In ihrem Fall könnte noch eine gewisse Leichtigkeit hinzukommen, seitdem raus ist, dass nach den Sommerspielen ihre internationale Karriere endet. Der Entschluss sei nicht von heute auf morgen gefallen, sondern ein Prozess gewesen, erzählt sie. Zuletzt habe sie immer deutlicher gemerkt, dass die allerletzte Bindung, die allerletzte Bereitschaft, Jolyn Beer benutzt das englische Wort „commitment“, zum Spitzensport gelitten habe. 14 Jahre auf höchstem Niveau haben gezehrt, die vielen Reisen mit der Nationalmannschaft durch die ganze Welt, die Lehrgänge, das dem Sport untergeordnete Leben.

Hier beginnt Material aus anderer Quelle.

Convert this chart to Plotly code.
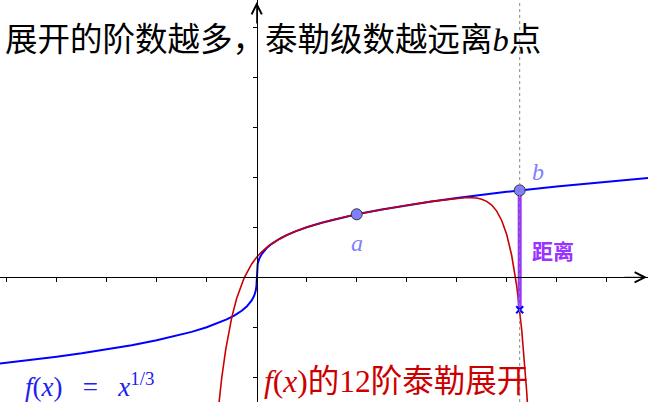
import plotly.graph_objects as go

# f(x) = x^(1/3)
cube_x = [-5.2, -4.5, -4, -3.5, -3, -2.5, -2, -1.6, -1.3, -1, -0.8, -0.6, -0.45, -0.3,
          -0.2, -0.1, -0.05, -0.02, -0.005, -0.001, 0, 0.001, 0.005, 0.02, 0.05, 0.1,
          0.2, 0.3, 0.45, 0.6, 0.8, 1, 1.3, 1.6, 2, 2.5, 3, 3.5, 4, 4.5, 5, 6, 7, 7.9]
cube_y = [-1.733, -1.651, -1.587, -1.518, -1.442, -1.357, -1.260, -1.170, -1.091, -1.0,
          -0.928, -0.843, -0.766, -0.669, -0.585, -0.464, -0.368, -0.271, -0.171, -0.1,
          0.0, 0.1, 0.171, 0.271, 0.368, 0.464, 0.585, 0.669, 0.766, 0.843, 0.928, 1.0,
          1.091, 1.170, 1.260, 1.357, 1.442, 1.518, 1.587, 1.651, 1.710, 1.817, 1.913, 1.992]

# 12th order Taylor expansion around a
taylor_x = [-0.8, -0.7, -0.62, -0.5, -0.4, -0.25, -0.1, 0, 0.1, 0.25, 0.5, 0.75, 1, 1.5,
            2, 2.5, 3, 3.5, 4, 4.2, 4.4, 4.5, 4.6, 4.7, 4.8, 4.9, 5.0, 5.1, 5.2, 5.3,
            5.4, 5.45]
taylor_y = [-2.944, -2.014, -1.445, -0.807, -0.420, -0.010, 0.267, 0.403, 0.511, 0.639,
            0.795, 0.909, 1.0, 1.145, 1.26, 1.357, 1.442, 1.518, 1.582, 1.596, 1.586,
            1.563, 1.519, 1.445, 1.324, 1.137, 0.855, 0.436, -0.173, -1.049, -2.289,
            -3.085]

point_names = ["a", "b"]
point_x = [2.0, 5.26]
point_y = [1.26, 1.739]
b_taylor = -0.65

x_range = [-5.134, 7.826]
y_range = [-2.494, 5.546]

BLUE = "#0000ff"
RED = "#cc0000"
PURPLE = "#9933ff"
DOT = "#7f7fff"
SERIF = "Liberation Serif, DejaVu Serif, serif"
CJK = "Noto Sans CJK SC, sans-serif"

fig = go.Figure()

fig.add_vline(x=point_x[1], line=dict(color="#888888", width=1, dash="dot"))

fig.add_trace(go.Scatter(x=cube_x, y=cube_y, mode="lines",
                         line=dict(color=BLUE, width=2), hoverinfo="skip"))
fig.add_trace(go.Scatter(x=taylor_x, y=taylor_y, mode="lines",
                         line=dict(color=RED, width=1.6), hoverinfo="skip"))

# distance between f(b) and the expansion at b
fig.add_trace(go.Scatter(x=[point_x[1], point_x[1]], y=[point_y[1], b_taylor], mode="lines",
                         line=dict(color=PURPLE, width=4), hoverinfo="skip"))
fig.add_trace(go.Scatter(x=[point_x[1]], y=[b_taylor], mode="markers",
                         marker=dict(symbol="x-thin", size=7, line=dict(color=BLUE, width=2)),
                         hoverinfo="skip"))
fig.add_trace(go.Scatter(x=point_x, y=point_y, mode="markers",
                         marker=dict(size=11, color=DOT, line=dict(color="#333333", width=1)),
                         hoverinfo="skip"))

axis_common = dict(showgrid=False, zeroline=False, showline=True, linecolor="black",
                   linewidth=1, ticks="outside", ticklen=4, tickcolor="black",
                   tickwidth=1, showticklabels=False, tickmode="linear", tick0=0,
                   dtick=1, anchor="free", fixedrange=True)
fig.update_xaxes(range=x_range, position=-y_range[0] / (y_range[1] - y_range[0]),
                 **axis_common)
fig.update_yaxes(range=y_range, position=-x_range[0] / (x_range[1] - x_range[0]),
                 side="left", **axis_common)

# arrow heads at the axis ends
fig.add_annotation(x=x_range[1] - 0.02, y=0, ax=x_range[1] - 0.5, ay=0, axref="x", ayref="y",
                   text="", showarrow=True, arrowhead=5, arrowsize=2, arrowwidth=1,
                   arrowcolor="black")
fig.add_annotation(x=0, y=y_range[1] - 0.04, ax=0, ay=y_range[1] - 0.5, axref="x", ayref="y",
                   text="", showarrow=True, arrowhead=5, arrowsize=2, arrowwidth=1,
                   arrowcolor="black")

# point labels
fig.add_annotation(x=point_x[0], y=0.69, text="<i>a</i>", showarrow=False,
                   font=dict(family=SERIF, size=24, color=DOT))
fig.add_annotation(x=5.63, y=2.11, text="<i>b</i>", showarrow=False,
                   font=dict(family=SERIF, size=24, color=DOT))
fig.add_annotation(x=5.93, y=0.55, text="<b>距离</b>", showarrow=False,
                   font=dict(family=CJK, size=21, color=PURPLE))

fig.add_annotation(xref="paper", yref="paper", x=0.005, y=1 - 37 / 402, xanchor="left",
                   yanchor="middle", showarrow=False,
                   text='展开的阶数越多，泰勒级数越远离<span style="font-family:Liberation Serif"><i>b</i></span>点',
                   font=dict(family=CJK, size=32.5, color="black"))
fig.add_annotation(xref="paper", yref="paper", x=0.036, y=1 - 385 / 402, xanchor="left",
                   yanchor="middle", showarrow=False,
                   text="<i>f</i>(<i>x</i>)   =   <i>x</i><sup>1/3</sup>",
                   font=dict(family=SERIF, size=27, color="#2020ee"))
fig.add_annotation(xref="paper", yref="paper", x=0.405, y=1 - 378 / 402, xanchor="left",
                   yanchor="middle", showarrow=False,
                   text='<span style="font-family:Liberation Serif"><i>f</i>(<i>x</i>)</span>的<span style="font-family:Liberation Serif">12</span>阶泰勒展开',
                   font=dict(family=CJK, size=31.5, color=RED))

fig.update_layout(width=648, height=402, margin=dict(l=0, r=0, t=0, b=0),
                  paper_bgcolor="white", plot_bgcolor="white", showlegend=False)

fig.write_html("out.html", config={"displayModeBar": False},
               post_script="document.body.style.margin='0';")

Schritt für Schritt seien andere Aspekte in den Fokus gerückt, die Familie vor allem, die Rückkehr nach Vienenburg, wo sie ein Haus gekauft hat. Letztlich gehe es in so einer Situation auch darum, der Konkurrenz aus den eigenen Reihen Platz zu machen. „Man nimmt denen ja sonst die Möglichkeiten.“ Ganz Schluss ist mit dem Schießsport nicht, denn Jolyn Beer wird auch künftig für die SB Freiheit aus Osterode in der Luftgewehr-Bundesliga antreten.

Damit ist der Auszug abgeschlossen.